Reading the Naming Landscape
Startup names are a surprisingly accurate barometer of the tech industry's mood. During boom times, names get playful and abstract. During contractions, they get serious and descriptive. The current landscape tells an interesting story about where the industry thinks it is headed.
The Decline of the -ly and -ify Suffixes
The era of Spotify-inspired names is winding down. While the -ify suffix produced some genuine hits, the pattern became so overused that new entries feel derivative rather than fresh. Similarly, the -ly suffix that powered names like Bitly and Grammarly has lost its novelty.
Startups are moving away from formulaic suffixes and toward names that feel more organic and less obviously constructed.
The Rise of Invented Short Words
The hottest naming pattern in tech right now is the short invented word -- five to seven characters, pronounceable, with no obvious meaning. Names like Vercel, Supabase, and Resend exemplify this approach. They are distinctive, easy to remember, and almost always have domains available.
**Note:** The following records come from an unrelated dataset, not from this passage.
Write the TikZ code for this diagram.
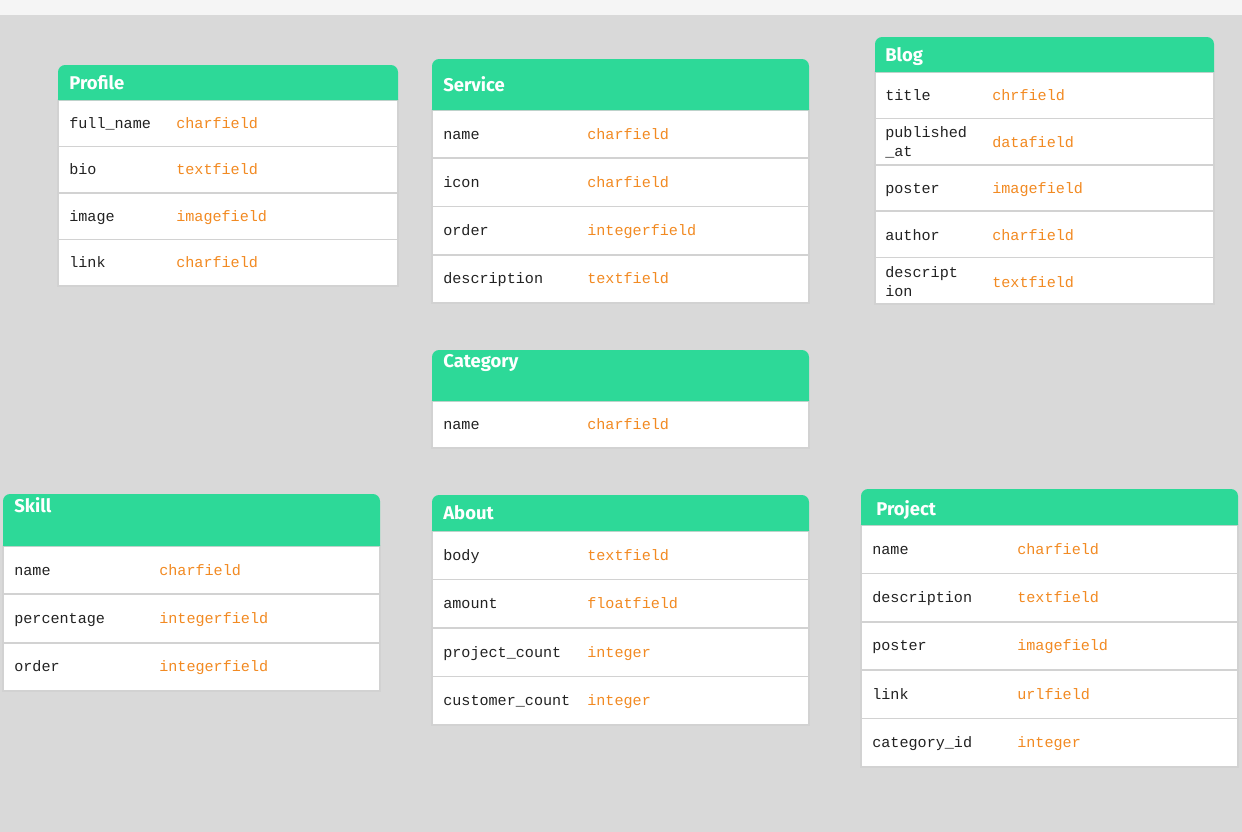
\documentclass[tikz,border=0pt]{standalone}
\usepackage{fontspec}
\setsansfont{Fira Sans}
\setmonofont{Liberation Mono}
\usepackage{xcolor}
\definecolor{mintgreen}{HTML}{2DD998}
\definecolor{typeorange}{HTML}{F28A22}
\definecolor{fieldblack}{HTML}{222222}
\definecolor{rowline}{HTML}{D2D2D2}
\definecolor{canvasgray}{HTML}{D9D9D9}
\definecolor{topbar}{HTML}{F5F5F5}

\begin{document}
\begin{tikzpicture}[x=0.02cm,y=-0.02cm,
    hdr/.style={fill=mintgreen},
    tbl/.style={draw=rowline, fill=white, line width=0.6pt},
    sep/.style={draw=rowline, line width=1pt},
    title/.style={anchor=base west, inner sep=0pt, text=white, font=\sffamily\bfseries\fontsize{10.5}{12}\selectfont},
    fld/.style={anchor=base west, inner sep=0pt, align=left, text=fieldblack, font=\ttfamily\fontsize{8.6}{10.8}\selectfont},
    typ/.style={fld, text=typeorange}]

        % Canvas
        \fill[topbar] (0,0) rectangle (1242,15);
        \fill[canvasgray] (0,15) rectangle (1242,832);

        % Profile
        \draw[tbl] (58,100) rectangle (398,286);
        \fill[hdr] (58,100) [rounded corners=4] -- (58,65) -- (398,65) [sharp corners] -- (398,100) -- cycle;
        \node[title] (profile) at (69,89) {Profile};
        \foreach \i in {1,2,3} \draw[sep] (58,{100+46.5*\i}) -- (398,{100+46.5*\i});
        \foreach \f/\t [count=\i from 0] in {full\_name/charfield, bio/textfield, image/imagefield, link/charfield}
            \node[fld] (profile-f\i) at (69,{128+46.5*\i}) {\f} node[typ] (profile-t\i) at (176,{128+46.5*\i}) {\t};

        % Service
        \draw[tbl] (432,110) rectangle (809,303);
        \fill[hdr] (432,110) [rounded corners=4] -- (432,59) -- (809,59) [sharp corners] -- (809,110) -- cycle;
        \node[title] (service) at (443,91) {Service};
        \foreach \i in {1,2,3} \draw[sep] (432,{110+48.25*\i}) -- (809,{110+48.25*\i});
        \foreach \f/\t [count=\i from 0] in {name/charfield, icon/charfield, order/integerfield, description/textfield}
            \node[fld] (service-f\i) at (443,{139+48.25*\i}) {\f} node[typ] (service-t\i) at (587,{139+48.25*\i}) {\t};

        % Blog
        \draw[tbl] (875,72) rectangle (1214,304);
        \fill[hdr] (875,72) [rounded corners=4] -- (875,37) -- (1214,37) [sharp corners] -- (1214,72) -- cycle;
        \node[title] (blog) at (885,61.5) {Blog};
        \foreach \i in {1,2,3,4} \draw[sep] (875,{72+46.4*\i}) -- (1214,{72+46.4*\i});
        \node[fld] (blog-f0) at (885,100.5) {title};
        \node[typ] (blog-t0) at (992,100.5) {chrfield};
        \node[fld, anchor=west] (blog-f1) at (885,142) {published\\\_at};
        \node[typ] (blog-t1) at (992,147) {datafield};
        \node[fld] (blog-f2) at (885,193.5) {poster};
        \node[typ] (blog-t2) at (992,193.5) {imagefield};
        \node[fld] (blog-f3) at (885,240) {author};
        \node[typ] (blog-t3) at (992,240) {charfield};
        \node[fld, anchor=west] (blog-f4) at (885,282) {descript\\ion};
        \node[typ] (blog-t4) at (992,287) {textfield};

        % Category
        \draw[tbl] (432,401) rectangle (809,448);
        \fill[hdr] (432,401) [rounded corners=4] -- (432,350) -- (809,350) [sharp corners] -- (809,401) -- cycle;
        \node[title] (category) at (443,367) {Category};
        \node[fld] (category-f0) at (443,429.5) {name};
        \node[typ] (category-t0) at (587,429.5) {charfield};

        % Skill
        \draw[tbl] (3,546) rectangle (380,691);
        \fill[hdr] (3,546) [rounded corners=4] -- (3,494) -- (380,494) [sharp corners] -- (380,546) -- cycle;
        \node[title] (skill) at (14,512) {Skill};
        \foreach \i in {1,2} \draw[sep] (3,{546+48.33*\i}) -- (380,{546+48.33*\i});
        \foreach \f/\t [count=\i from 0] in {name/charfield, percentage/integerfield, order/integerfield}
            \node[fld] (skill-f\i) at (14,{575+48.33*\i}) {\f} node[typ] (skill-t\i) at (159,{575+48.33*\i}) {\t};

        % About
        \draw[tbl] (432,531) rectangle (809,725);
        \fill[hdr] (432,531) [rounded corners=4] -- (432,495) -- (809,495) [sharp corners] -- (809,531) -- cycle;
        \node[title] (about) at (443,519) {About};
        \foreach \i in {1,2,3} \draw[sep] (432,{531+48.5*\i}) -- (809,{531+48.5*\i});
        \foreach \f/\t [count=\i from 0] in {body/textfield, amount/floatfield, project\_count/integer, customer\_count/integer}
            \node[fld] (about-f\i) at (443,{560+48.5*\i}) {\f} node[typ] (about-t\i) at (587,{560+48.5*\i}) {\t};

        % Project
        \draw[tbl] (861,525) rectangle (1238,767);
        \fill[hdr] (861,525) [rounded corners=4] -- (861,489) -- (1238,489) [sharp corners] -- (1238,525) -- cycle;
        \node[title] (project) at (876,515) {Project};
        \foreach \i in {1,2,3,4} \draw[sep] (861,{525+48.4*\i}) -- (1238,{525+48.4*\i});
        \foreach \f/\t [count=\i from 0] in {name/charfield, description/textfield, poster/imagefield, link/urlfield, category\_id/integer}
            \node[fld] (project-f\i) at (872,{554+48.4*\i}) {\f} node[typ] (project-t\i) at (1017,{554+48.4*\i}) {\t};

    \end{tikzpicture}
\end{document}
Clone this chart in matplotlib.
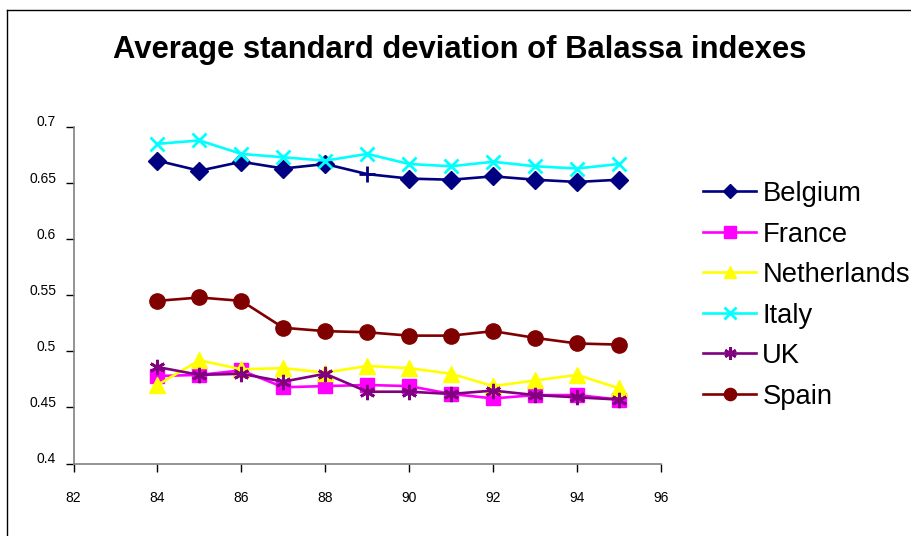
import matplotlib
matplotlib.use("Agg")
import matplotlib.pyplot as plt
import matplotlib.transforms as mtransforms
from matplotlib.lines import Line2D

plt.rcParams['font.family'] = ['Liberation Sans', 'DejaVu Sans']

years = [84, 85, 86, 87, 88, 89, 90, 91, 92, 93, 94, 95]
belgium = [0.670, 0.661, 0.669, 0.663, 0.667, 0.658, 0.654, 0.653, 0.656, 0.653, 0.651, 0.653]
france = [0.478, 0.479, 0.483, 0.468, 0.469, 0.470, 0.469, 0.462, 0.458, 0.461, 0.461, 0.457]
netherlands = [0.470, 0.492, 0.484, 0.485, 0.481, 0.487, 0.485, 0.480, 0.469, 0.474, 0.479, 0.467]
italy = [0.685, 0.688, 0.676, 0.673, 0.670, 0.676, 0.667, 0.665, 0.669, 0.665, 0.663, 0.667]
uk = [0.486, 0.479, 0.480, 0.473, 0.480, 0.464, 0.464, 0.462, 0.465, 0.461, 0.459, 0.457]
spain = [0.545, 0.548, 0.545, 0.521, 0.518, 0.517, 0.514, 0.514, 0.518, 0.512, 0.507, 0.506]
xticks = [82, 84, 86, 88, 90, 92, 94, 96]
yticks = [0.4, 0.45, 0.5, 0.55, 0.6, 0.65, 0.7]
title = "Average standard deviation of Balassa indexes"

fig = plt.figure(figsize=(9.11, 5.36), dpi=100)
ax = fig.add_axes([73.5/911, 1-463.5/536, (661-73.5)/911, (463.5-127)/536])

lw = 1.9
# Belgium: diamonds except the 1989 point, which is a plus sign
bel_idx = [i for i in range(len(years)) if years[i] != 89]
ax.plot(years, belgium, color='#000080', lw=lw, marker='D', markersize=9,
        markevery=bel_idx, label='Belgium')
ax.plot([years[5]], [belgium[5]], color='#000080', marker='+', markersize=11,
        mew=2, lw=0)
ax.plot(years, france, color='#FF00FF', lw=lw, marker='s', markersize=10, label='France')
ax.plot(years, netherlands, color='#FFFF00', lw=lw, marker='^', markersize=11, label='Netherlands')
ax.plot(years, italy, color='#00FFFF', lw=lw, marker='x', markersize=10, mew=2, label='Italy')
ax.plot(years, uk, color='#800080', lw=lw, marker=(6, 2, 0), markersize=11, mew=2, label='UK')
ax.plot(years, spain, color='#800000', lw=lw, marker='o', markersize=11, label='Spain')

ax.set_xlim(82, 96)
ax.set_ylim(0.4, 0.7)
ax.set_xticks(xticks)
ax.set_xticklabels([str(t) for t in xticks])
ax.set_yticks(yticks)
ax.set_yticklabels([f"{t:g}" for t in yticks])
for s in ['top', 'right']:
    ax.spines[s].set_visible(False)
for s in ['left', 'bottom']:
    ax.spines[s].set_color('#808080')
    ax.spines[s].set_linewidth(1.2)
ax.tick_params(axis='both', direction='out', length=5.5, width=1, color='black',
               labelsize=10, colors='black')
ax.tick_params(axis='x', pad=14)
ax.tick_params(axis='y', pad=7)
offset = mtransforms.ScaledTranslation(0, 6/100, fig.dpi_scale_trans)
for lab in ax.get_yticklabels():
    lab.set_transform(lab.get_transform() + offset)

fig.text(0.505, 1-50/536, title, ha='center', va='center', fontsize=22.3, fontweight='bold')

leg = fig.legend(loc='upper left', bbox_to_anchor=(703/911, 1-181/536), frameon=False,
                 fontsize=19.7, handlelength=1.95, handletextpad=0.22, labelspacing=0.53,
                 borderaxespad=0, borderpad=0, markerscale=0.8)

# outer chart border (left and top edges visible)
fig.add_artist(Line2D([7/911, 7/911], [0, 1-10/536], color='black', lw=1, transform=fig.transFigure))
fig.add_artist(Line2D([7/911, 1], [1-10/536, 1-10/536], color='black', lw=1, transform=fig.transFigure))

fig.savefig('out.png', dpi=100)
This pattern works because it combines the trademark strength of invented words with the memorability of short names. It also signals confidence -- a company that chooses an abstract name is betting on its product to define the brand rather than relying on the name to explain the product.
Real Words Making a Comeback
Alongside invented words, there is a parallel trend of startups choosing real English words as names. Linear, Notion, Figma, and Arc all use familiar words in unexpected contexts. This approach borrows existing positive associations and creates instant memorability.
The challenge is domain availability. Most single-word .com domains are taken, so startups using this approach often pair a real word with an alternative extension or a modifier.
AI-Adjacent Naming
The AI boom has created its own naming subculture. Companies in the AI space are gravitating toward names that suggest intelligence, synthesis, or transformation without being too literal. Names that reference cognition, neural processes, or emergence are common, though the best ones avoid the most obvious AI cliches.
Interestingly, many AI companies are choosing names that deliberately avoid AI references, positioning themselves as tools for a specific use case rather than generic AI platforms.
What the Patterns Reveal
The current naming landscape reflects an industry that is maturing. The playful, whimsical names of the social media era are giving way to names that convey competence, precision, and reliability. This is consistent with a market where enterprise customers are the primary growth driver and where trust matters more than novelty.
For founders choosing a name today, the lesson is to aim for distinctive without being gimmicky, professional without being boring, and memorable without relying on a trend that will date your brand within a few years.